Yahoo! has grown at a blistering rate. In the last twelve months, the number of employees in Europe has increased from 400 to 1,350.

Although retention has never been a problem in the past, Stuart Crabb, human resources director at Yahoo! Europe, understands that this could change suddenly. "Yahoo’s gone from being a very large, recognisable brand, but really quite a small information and media business, to a much larger media entertainment organisation. While our retention is very low, it’s one of those things that could change really quickly. So you have to stay ahead of what’s happening in the market."

"Low turnover is absolutely not always a good thing. Most HR people regard a healthy level of turnover as good for the organisation because it creates space inside the company for fresh faces and fresh ideas. What you need to do is understand what the norm is and what is acceptable in your market space," explains Crabb.

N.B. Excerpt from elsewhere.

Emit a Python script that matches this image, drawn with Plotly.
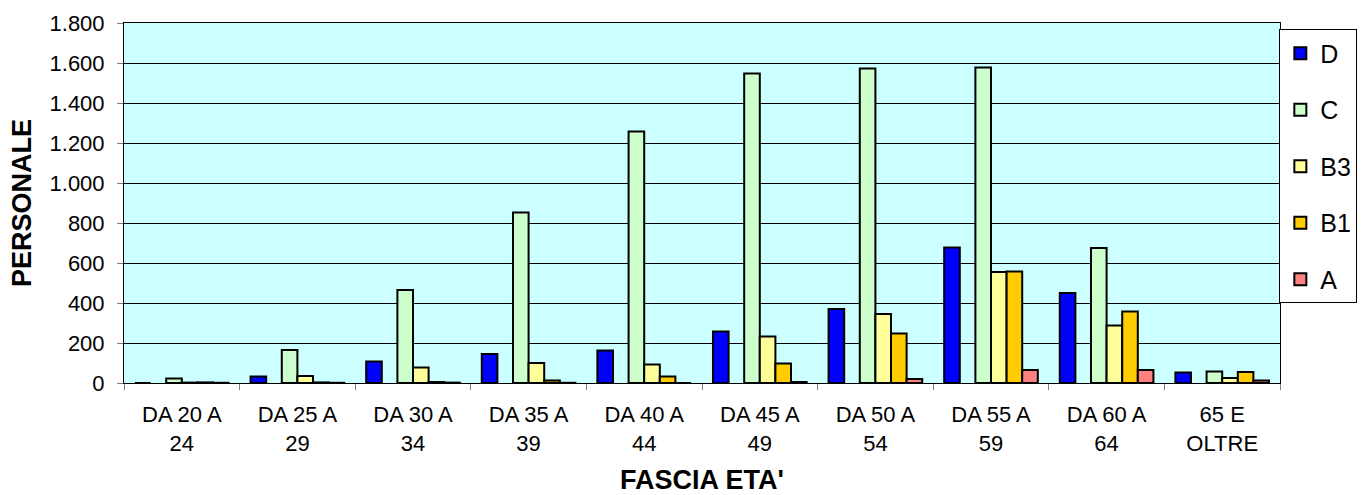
import plotly.graph_objects as go

categories = ["DA 20 A<br>24", "DA 25 A<br>29", "DA 30 A<br>34", "DA 35 A<br>39", "DA 40 A<br>44",
              "DA 45 A<br>49", "DA 50 A<br>54", "DA 55 A<br>59", "DA 60 A<br>64", "65 E<br>OLTRE"]
D = [0, 33, 107, 145, 162, 257, 370, 678, 450, 52]
EMPTY = [None] * 10
C = [22, 165, 465, 852, 1258, 1548, 1572, 1578, 675, 58]
B3 = [2, 35, 77, 100, 93, 233, 345, 555, 288, 25]
B1 = [3, 3, 5, 12, 32, 97, 247, 558, 357, 55]
A = [1, 1, 2, 1, 0, 5, 20, 65, 65, 12]

series = [("D", D, "#0000FF", True), ("", EMPTY, "#FFFFFF", False), ("C", C, "#CCFFCC", True),
          ("B3", B3, "#FFFF99", True), ("B1", B1, "#FFCC00", True), ("A", A, "#FF8080", True)]

fig = go.Figure()
for i, (name, vals, color, show) in enumerate(series):
    fig.add_trace(go.Bar(x=categories, y=vals, name=name, showlegend=show,
                         legendgroup=f"g{i}",
                         marker=dict(color=color, line=dict(color="#000000", width=2))))

fig.update_layout(
    width=1369, height=495,
    margin=dict(l=124, r=79, t=23, b=112),
    paper_bgcolor="#FFFFFF", plot_bgcolor="#CCFFFF",
    barmode="group", bargap=0.19, bargroupgap=0,
    separators=",.",
    font=dict(family="Liberation Sans, Arial, sans-serif", color="#000000", size=22),
    legend=dict(x=1.0669, y=0.982, xanchor="right", yanchor="top",
                bordercolor="#000000", borderwidth=1, bgcolor="#FFFFFF",
                font=dict(size=25), tracegroupgap=21, traceorder="grouped",
                itemwidth=30, maxheight=480),
    xaxis=dict(title=dict(text="<b>FASCIA ETA'</b>", font=dict(size=27), standoff=28),
               tickson="boundaries", ticks="outside", ticklen=6, tickcolor="#808080",
               ticklabelstandoff=12,
               showline=True, linecolor="#000000", linewidth=1, mirror=True,
               showgrid=False, automargin=False),
    yaxis=dict(title=dict(text="<b>PERSONALE</b>", font=dict(size=27), standoff=10),
               range=[0, 1800], dtick=200, tickformat=",d",
               ticks="outside", ticklen=6, tickcolor="#808080",
               ticklabelstandoff=8,
               showline=True, linecolor="#000000", linewidth=1, mirror=True,
               showgrid=True, gridcolor="#000000", gridwidth=1, zeroline=False,
               automargin=False),
)

fig.write_html("out.html", config={"displayModeBar": False},
               post_script="document.body.style.margin='0';")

To ensure that Yahoo’s retention strategy is working properly, Crabb says that while he constantly updates the benefits on offer, measuring performance is also essential. "Our turnover has been historically low but at the same time we do look aggressively at performance. We consistently and relentlessly review and manage poor performance out of the business.

"Two or three years ago Yahoo! was about foosball tables and beer on Fridays. And there is still a place for that at Yahoo! but I get far more people talking to me about our retirement pension plan than I ever get asking if they can have more money behind the bar on Friday." This has led to a recent review of the company’s pension options as well as the introduction of flexible benefits, which it hopes to complete later this year.

Avoid being snared by shares

In the past share schemes have been accused of prolonging a bored employee’s tenure at an organisation by forcing staff to stay for a period of time before they can sell their shares or financially gain through a sharesave scheme. However, while introducing performance targets into share incentive plans and other all employee schemes would be difficult, Janet Cooper, head of global employee incentives at law firm Linklaters, is confident that such schemes don’t lead to employees just twiddling their thumbs.

"People can get salary trapped with pay and incentives, especially if the [share] incentives are great. If you look at Microsoft and the money they would have been making in their heyday, it would have taken a big decision to leave somewhere like that. But if the scheme is well-designed and you have strong HR policies that are performance driven, such as appraisals and personal targets, and they’re managed effectively so people know when they have to leave, then it shouldn’t be a problem," she says.